Not because I knew her – I didn’t. Not because my life looks like hers – it doesn’t. Not because I’ve experienced violence – I haven’t.
It’s the sadness at a young life cut short. At a creative person who will never have the chance to prove how great she could’ve been. At how close she was to making it home before she was raped and murdered.
It’s the impotent rage at the instant flood of #notallmen that appears under every social media post from the men that have to centre themselves, that have to make it about them, that have the temerity to turn themselves into the victims, even when a life has been taken.
It’s the anger at the rapist and murderer being excused for his crimes because he’s on the autism spectrum… as if there aren’t millions of people on the spectrum who somehow manage to get through every day without raping and murdering someone.

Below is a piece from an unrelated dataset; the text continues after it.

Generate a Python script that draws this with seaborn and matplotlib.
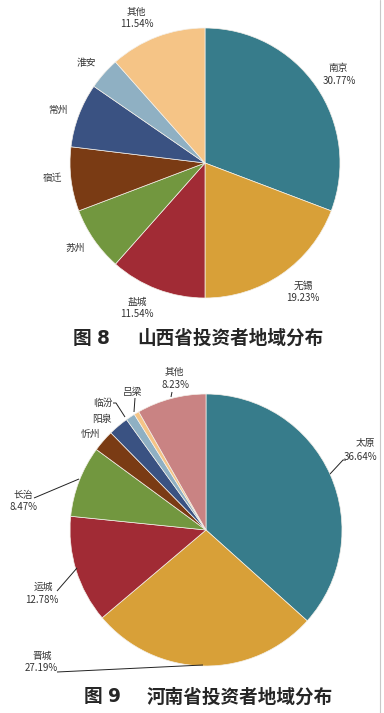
import matplotlib
matplotlib.use("Agg")
import matplotlib.pyplot as plt
import seaborn as sns

# ---------------- data ----------------
cities1 = ["南京", "无锡", "盐城", "苏州", "宿迁", "常州", "淮安", "其他"]
values1 = [30.77, 19.23, 11.54, 7.69, 7.69, 7.69, 3.85, 11.54]
show_pct1 = [True, True, True, False, False, False, False, True]

cities2 = ["太原", "晋城", "运城", "长治", "忻州", "阳泉", "临汾", "吕梁", "其他"]
values2 = [36.64, 27.19, 12.78, 8.47, 2.59, 2.40, 1.10, 0.60, 8.23]
show_pct2 = [True, True, True, True, False, False, False, False, True]

title1_num, title1 = "8", "山西省投资者地域分布"
title2_num, title2 = "9", "河南省投资者地域分布"

# ---------------- styles ----------------
colors1 = ["#377c8b", "#d8a038", "#a12b35", "#72973f", "#7a3b14",
           "#3a5282", "#8fb0c3", "#f5c486"]
colors2 = ["#377c8b", "#d8a038", "#a12b35", "#72973f", "#7a3b14",
           "#3a5282", "#8fb0c3", "#f5c486", "#c98383"]

sns.set_theme(style="white")
plt.rcParams["font.family"] = ["Noto Sans CJK SC", "DejaVu Sans"]

W, H = 384, 713
fig = plt.figure(figsize=(W / 100, H / 100), dpi=100)
ax = fig.add_axes([0, 0, 1, 1])

wp = dict(linewidth=0.5, edgecolor="#f4f0ea")
# pixel coordinate system, y down
ax.pie(values1, colors=colors1, startangle=-90, counterclock=True,
       center=(205, 163), radius=135, wedgeprops=wp, frame=False)
ax.pie(values2, colors=colors2, startangle=-90, counterclock=True,
       center=(206, 530), radius=136, wedgeprops=wp, frame=False)
ax.set_xlim(0, W)
ax.set_ylim(H, 0)
ax.set_aspect("equal")
ax.axis("off")

tc = "#333333"
fs = 7

# label positions (pixel): name position, pct position
pos1 = {"南京": ((338, 68), (339, 81)),
        "无锡": ((303, 286), (303, 298)),
        "盐城": ((137, 302), (137, 314)),
        "苏州": ((75, 248), None),
        "宿迁": ((52, 178), None),
        "常州": ((58, 110), None),
        "淮安": ((86, 63), None),
        "其他": ((136, 12), (137, 24))}
for c, v, s in zip(cities1, values1, show_pct1):
    npos, ppos = pos1[c]
    ax.text(*npos, c, ha="center", va="center", fontsize=fs, color=tc)
    if s and ppos:
        ax.text(*ppos, f"{v:.2f}%", ha="center", va="center", fontsize=fs, color=tc)

pos2 = {"太原": ((365, 443), (360, 457)),
        "晋城": ((42, 656), (41, 668)),
        "运城": ((43, 587), (42, 600)),
        "长治": ((23, 495), (23, 507)),
        "忻州": ((90, 434), None),
        "阳泉": ((102, 419), None),
        "临汾": ((103, 403), None),
        "吕梁": ((133, 392), None),
        "其他": ((174, 372), (175, 385))}
for c, v, s in zip(cities2, values2, show_pct2):
    npos, ppos = pos2[c]
    ax.text(*npos, c, ha="center", va="center", fontsize=fs, color=tc)
    if s and ppos:
        ax.text(*ppos, f"{v:.2f}%", ha="center", va="center", fontsize=fs, color=tc)

# leader lines for chart 2
leaders = [
    [(330, 474), (343, 460), (346, 460)],
    [(34, 498), (79, 479)],
    [(57, 591), (77, 568)],
    [(57, 672), (203, 665)],
    [(172, 392), (171, 397)],
    [(135, 398), (134, 412)],
    [(113, 403), (116, 403), (125, 417)],
]
for ln in leaders:
    xs, ys = zip(*ln)
    ax.plot(xs, ys, color="#222222", lw=0.7, solid_capstyle="butt")

# titles
tkw = dict(fontsize=13.4, fontweight="bold", color="#262626", va="center", ha="left")
ax.text(73, 338, "图", **tkw)
ax.text(97, 338, title1_num, family=["DejaVu Sans"], **tkw)
ax.text(137, 338, title1, **tkw)
ax.text(84, 697, "图", **tkw)
ax.text(108, 697, title2_num, family=["DejaVu Sans"], **tkw)
ax.text(147, 697, title2, **tkw)

# right border line
ax.plot([380, 380], [0, H], color="#c8c8c8", lw=0.8)

fig.savefig("out.png", dpi=100)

But mostly, it’s the deep sense of helplessness that we’re still being told to take responsibility for not being attacked. It’s the knowledge that we are not equal, are still not fucking equal, even when we’re white, middle class, straight. It’s imagining how much worse it could be for women of colour, for low income or homeless women.

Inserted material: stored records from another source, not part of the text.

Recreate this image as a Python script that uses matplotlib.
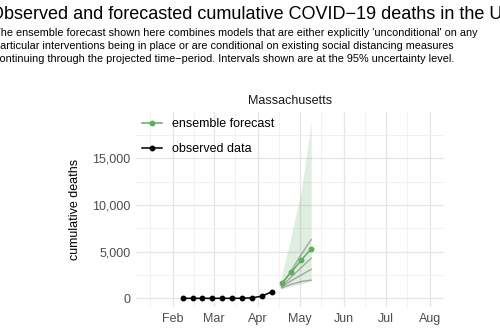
import datetime as dt
import matplotlib
matplotlib.use('Agg')
import matplotlib.pyplot as plt
import matplotlib.dates as mdates
from matplotlib.ticker import FuncFormatter, MultipleLocator

plt.rcParams['font.family'] = ['Liberation Sans', 'DejaVu Sans']

# observed weekly cumulative deaths (Massachusetts)
obs_dates = ['2020-02-08', '2020-02-15', '2020-02-22', '2020-02-29', '2020-03-07',
             '2020-03-14', '2020-03-21', '2020-03-28', '2020-04-04', '2020-04-11']
obs_deaths = [0, 0, 0, 0, 0, 0, 8, 48, 231, 690]

# ensemble forecast with 95% interval
fc_dates = ['2020-04-18', '2020-04-25', '2020-05-02', '2020-05-09']
fc_point = [1600, 2800, 4100, 5300]
fc_lower = [1000, 1300, 1550, 1800]
fc_upper = [2300, 6800, 11500, 18900]

# individual models
model_lines = [
    [1400, 3000, 4700, 6300],
    [1300, 2300, 3300, 4300],
    [1200, 1900, 2500, 3100],
    [1100, 1500, 1800, 1950],
]

title = 'Observed and forecasted cumulative COVID\u221219 deaths in the US'
subtitle = [
    "The ensemble forecast shown here combines models that are either explicitly 'unconditional' on any",
    "particular interventions being in place or are conditional on existing social distancing measures",
    "continuing through the projected time\u2212period. Intervals shown are at the 95% uncertainty level.",
]

green = '#5fae5f'
W, H = 500, 334


def d(s):
    return mdates.date2num(dt.datetime.strptime(s, '%Y-%m-%d'))


fig = plt.figure(figsize=(W / 100, H / 100), dpi=100)
ax = fig.add_axes([136 / W, 1 - 307 / H, (444 - 136) / W, (307 - 112) / H])

od = [d(s) for s in obs_dates]
fd = [d(s) for s in fc_dates]

ax.fill_between(fd, fc_lower, fc_upper, color=green, alpha=0.2, lw=0, zorder=2)
for vals in model_lines:
    ax.plot(fd, vals, color='#808080', alpha=0.65, lw=1.0, zorder=3)
ax.plot(fd, fc_point, color=green, lw=1.1, marker='o', ms=3.2, zorder=4,
        label='ensemble forecast')
ax.plot(od, obs_deaths, color='black', lw=1.1, marker='o', ms=3.2, zorder=4,
        label='observed data')

ax.set_xlim(d('2020-01-06'), d('2020-08-11'))
ax.set_ylim(-930, 19960)

ax.xaxis.set_major_locator(mdates.MonthLocator(bymonth=range(2, 9)))
ax.xaxis.set_major_formatter(mdates.DateFormatter('%b'))
ax.xaxis.set_minor_locator(mdates.MonthLocator(bymonthday=16))
ax.yaxis.set_major_locator(MultipleLocator(5000))
ax.yaxis.set_minor_locator(MultipleLocator(2500))
ax.yaxis.set_major_formatter(FuncFormatter(lambda v, p: f'{int(v):,}'))

ax.grid(which='major', color='#e5e5e5', lw=0.9)
ax.grid(which='minor', color='#efefef', lw=0.6)
ax.set_axisbelow(True)
for sp in ax.spines.values():
    sp.set_visible(False)
ax.tick_params(which='both', length=0, labelsize=9, labelcolor='#4d4d4d', pad=4)

ax.set_ylabel('cumulative deaths', fontsize=9, labelpad=8)
ax.set_title('Massachusetts', fontsize=9, color='#1a1a1a', pad=6)

handles, labels = ax.get_legend_handles_labels()
leg = ax.legend(handles, labels, loc='upper left', bbox_to_anchor=(0, 1.0),
                frameon=False, fontsize=9, handlelength=1.6, handletextpad=0.75,
                labelspacing=1.05, borderaxespad=0, borderpad=0.5)

fig.text(-10 / W, 1 - 19 / H, title, fontsize=13.0, va='baseline', ha='left')
for i, line in enumerate(subtitle):
    fig.text(-6.5 / W, 1 - (36.5 + 12.5 * i) / H, line, fontsize=7.85,
             va='baseline', ha='left')

fig.savefig('out.png', dpi=100)
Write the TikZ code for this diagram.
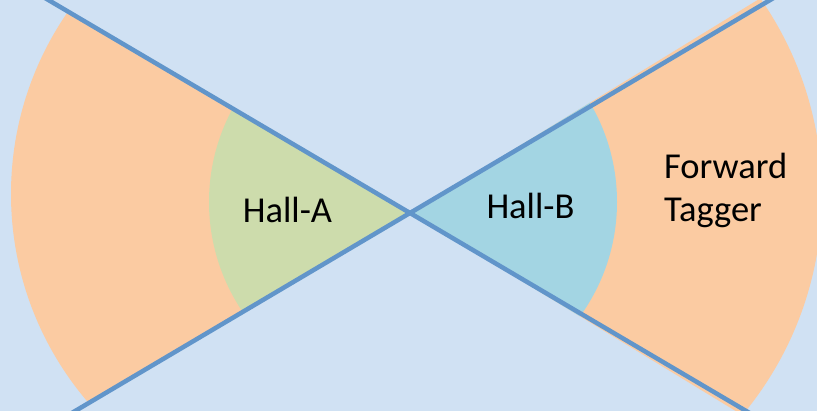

We’re still not allowed to take up equal space in the world. We’re still told we need to be afraid, instead of the world telling men that they need to stop assuming our bodies are theirs for the taking.
Stop telling us to be afraid.
WE ARE ALREADY AFRAID.
Every woman lives with this fear inside us. It’s always there, that latent terror, lurking beneath the surface, ready to spring into action. The scenarios we go over in our heads in every situation, day or night, the plans we devise to get away just in case that man who gets off the bus at our stop follows us home.

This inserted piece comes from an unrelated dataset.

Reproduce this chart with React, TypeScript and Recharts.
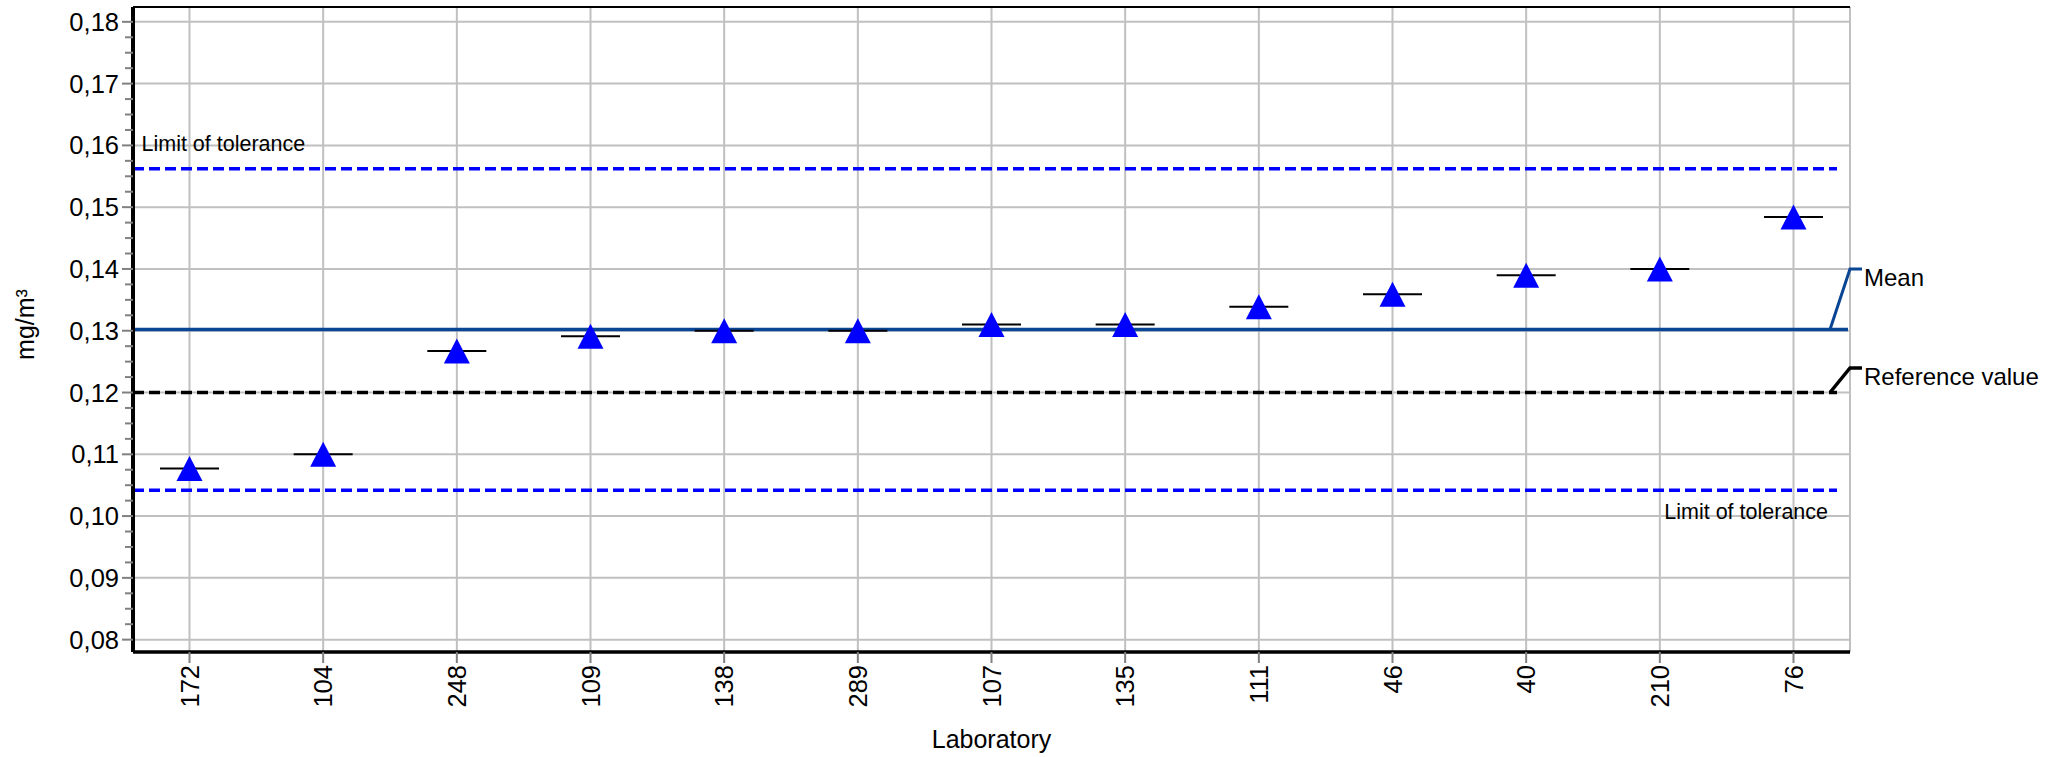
import {
  ComposedChart,
  Scatter,
  XAxis,
  YAxis,
  CartesianGrid,
  ReferenceLine,
} from "recharts";

const LABS = ["172", "104", "248", "109", "138", "289", "107", "135", "111", "46", "40", "210", "76"];
const VALUES = [0.1077, 0.11, 0.1267, 0.1291, 0.13, 0.13, 0.131, 0.131, 0.1339, 0.1359, 0.139, 0.14, 0.1484];

const MEAN = 0.1302;
const REFERENCE = 0.12;
const TOL_UPPER = 0.1562;
const TOL_LOWER = 0.1042;

const Y_DOMAIN = [0.078, 0.1824];
const Y_MAJOR = [0.08, 0.09, 0.1, 0.11, 0.12, 0.13, 0.14, 0.15, 0.16, 0.17, 0.18];
const Y_MINOR = Y_MAJOR.slice(0, -1).flatMap((v) =>
  [1, 2, 3].map((k) => Number((v + k * 0.0025).toFixed(4)))
);
const Y_TICKS = [...Y_MAJOR, ...Y_MINOR].sort((a, b) => a - b);

const rows = LABS.map((lab, i) => ({ lab, value: VALUES[i] }));

const FONT = "'Liberation Sans', Arial, sans-serif";
const MEAN_COLOR = "#0a4593";
const LIMIT_COLOR = "#0000ff";
const GRID = "#c0c0c0";

const fmt = (v: number) => v.toFixed(2).replace(".", ",");

const MgTick = (p: any) => {
  const { x, y, payload } = p;
  const v = payload.value as number;
  const major = Y_MAJOR.includes(v);
  return (
    <g>
      <line x1={x + (major ? 3 : 6)} x2={x + 14} y1={y} y2={y} stroke="#808080" strokeWidth={2} />
      {major && (
        <text x={x} y={y} textAnchor="end" dominantBaseline="central" fontSize={25.5} fill="#000">
          {fmt(v)}
        </text>
      )}
    </g>
  );
};

const LabTick = (p: any) => {
  const { x, y, payload } = p;
  return (
    <text
      x={x}
      y={y}
      transform={`rotate(-90, ${x}, ${y})`}
      textAnchor="end"
      dominantBaseline="central"
      fontSize={25.5}
      fill="#000"
    >
      {payload.value}
    </text>
  );
};

const YTitle = (p: any) => {
  const { x, y, height } = p.viewBox;
  const cx = x + 25;
  const cy = y + height / 2 - 5;
  return (
    <text
      x={cx}
      y={cy}
      transform={`rotate(-90, ${cx}, ${cy})`}
      textAnchor="middle"
      dominantBaseline="central"
      style={{ fontSize: 25 }}
      fill="#000"
    >
      mg/m³
    </text>
  );
};

const XTitle = (p: any) => {
  const { x, y, width } = p.viewBox;
  return (
    <text x={x + width / 2} y={y + 96} textAnchor="middle" fontSize={25} fill="#000">
      Laboratory
    </text>
  );
};

// dashed tolerance limits, label above-left or below-right
const limitShape = (upper: boolean) => (p: any) => {
  const { x1, x2, y1 } = p;
  return (
    <g>
      <line x1={x1} y1={y1} x2={x2 - 13} y2={y1} stroke={LIMIT_COLOR} strokeWidth={3.5} strokeDasharray="11 5" />
      <text
        x={upper ? x1 + 8.5 : x2 - 22}
        y={upper ? y1 - 17.5 : y1 + 29}
        textAnchor={upper ? "start" : "end"}
        fontSize={21.5}
        fill="#000"
      >
        Limit of tolerance
      </text>
    </g>
  );
};

const meanShape = (p: any) => {
  const { x1, x2, y1 } = p;
  const ly = y1 - 60.5;
  return (
    <g>
      <line x1={x1} y1={y1} x2={x2 - 2} y2={y1} stroke={MEAN_COLOR} strokeWidth={3.5} />
      <polyline points={`${x2 - 20},${y1} ${x2},${ly} ${x2 + 12},${ly}`} fill="none" stroke={MEAN_COLOR} strokeWidth={3} />
      <text x={x2 + 14} y={ly + 17} fontSize={24} fill="#000">
        Mean
      </text>
    </g>
  );
};

const refShape = (p: any) => {
  const { x1, x2, y1 } = p;
  const ly = y1 - 24.5;
  return (
    <g>
      <line x1={x1} y1={y1} x2={x2 - 13} y2={y1} stroke="#000" strokeWidth={3.5} strokeDasharray="11 5" />
      <polyline points={`${x2 - 20},${y1} ${x2},${ly} ${x2 + 12},${ly}`} fill="none" stroke="#000" strokeWidth={3.5} />
      <text x={x2 + 14} y={ly + 17} fontSize={24} fill="#000">
        Reference value
      </text>
    </g>
  );
};

const LabMark = (p: any) => {
  const { cx, cy } = p;
  if (cx == null || cy == null) return <g />;
  return (
    <g>
      <line x1={cx - 29.5} x2={cx + 29.5} y1={cy} y2={cy} stroke="#000" strokeWidth={2} />
      <polygon
        points={`${cx},${cy - 12.5} ${cx - 13},${cy + 12.5} ${cx + 13},${cy + 12.5}`}
        fill="#0000ff"
      />
    </g>
  );
};

export default function App() {
  return (
    <div style={{ position: "absolute", left: 0, top: 0, width: 2065, height: 757, background: "#fff" }}>
      <ComposedChart
        width={2065}
        height={757}
        data={rows}
        margin={{ top: 7, right: 215, bottom: 0, left: 0 }}
        style={{ fontFamily: FONT }}
      >
        <CartesianGrid stroke={GRID} strokeWidth={2} horizontalValues={Y_MAJOR} />
        <XAxis
          dataKey="lab"
          type="category"
          height={105}
          padding={{ left: 56.5, right: 56.5 }}
          interval={0}
          tickSize={11}
          tickMargin={2}
          tickLine={{ stroke: "#808080", strokeWidth: 2 }}
          axisLine={{ stroke: "#000", strokeWidth: 3.5 }}
          tick={(p: any) => <LabTick {...p} />}
          label={<XTitle />}
        />
        <YAxis
          type="number"
          domain={Y_DOMAIN}
          allowDataOverflow
          ticks={Y_TICKS}
          interval={0}
          width={133}
          tickSize={11}
          tickMargin={3}
          tickLine={false}
          axisLine={{ stroke: "#000", strokeWidth: 4 }}
          tick={(p: any) => <MgTick {...p} />}
          label={<YTitle />}
        />
        <YAxis
          yAxisId="frame"
          orientation="right"
          type="number"
          domain={Y_DOMAIN}
          allowDataOverflow
          width={0}
          tick={false}
          tickLine={false}
          axisLine={{ stroke: "#000", strokeWidth: 2 }}
        />
        <ReferenceLine y={Y_DOMAIN[1]} ifOverflow="visible" stroke="#000" strokeWidth={2} />
        <ReferenceLine y={TOL_UPPER} shape={limitShape(true)} />
        <ReferenceLine y={TOL_LOWER} shape={limitShape(false)} />
        <ReferenceLine y={REFERENCE} shape={refShape} />
        <ReferenceLine y={MEAN} shape={meanShape} />
        <Scatter dataKey="value" isAnimationActive={false} shape={(p: any) => <LabMark {...p} />} />
      </ComposedChart>
    </div>
  );
}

That fear is our reality, day in, day out, and it is exhausting. It feels like we are born to carry it.
We are told to ‘use our common sense’, to be afraid of the mythical monster, but we also mustn’t dare to vilify all men for the actions of the few. At the same time, the steady, unending stream of domestic deaths tells us that we are more likely to be murdered by someone we’re close to, someone who tells us they love us.
Part of me understands that when the police advise caution, advise walking in groups, they’re only saying it because this culture is so deeply ingrained that they have no idea how to even begin to address it. This excellent piece by Jane Gilmore sums up the enormity of the problem. I know it’s hard. I know there aren’t any easy answers. But continuing to trot out the same old lines isn’t good enough anymore.
Do better. Be better.
We don’t want to be protected. We want the freedom to walk wherever we want, whenever we want, wearing whatever we want, alone or with friends, without being afraid.
We don’t want to carry the fear anymore.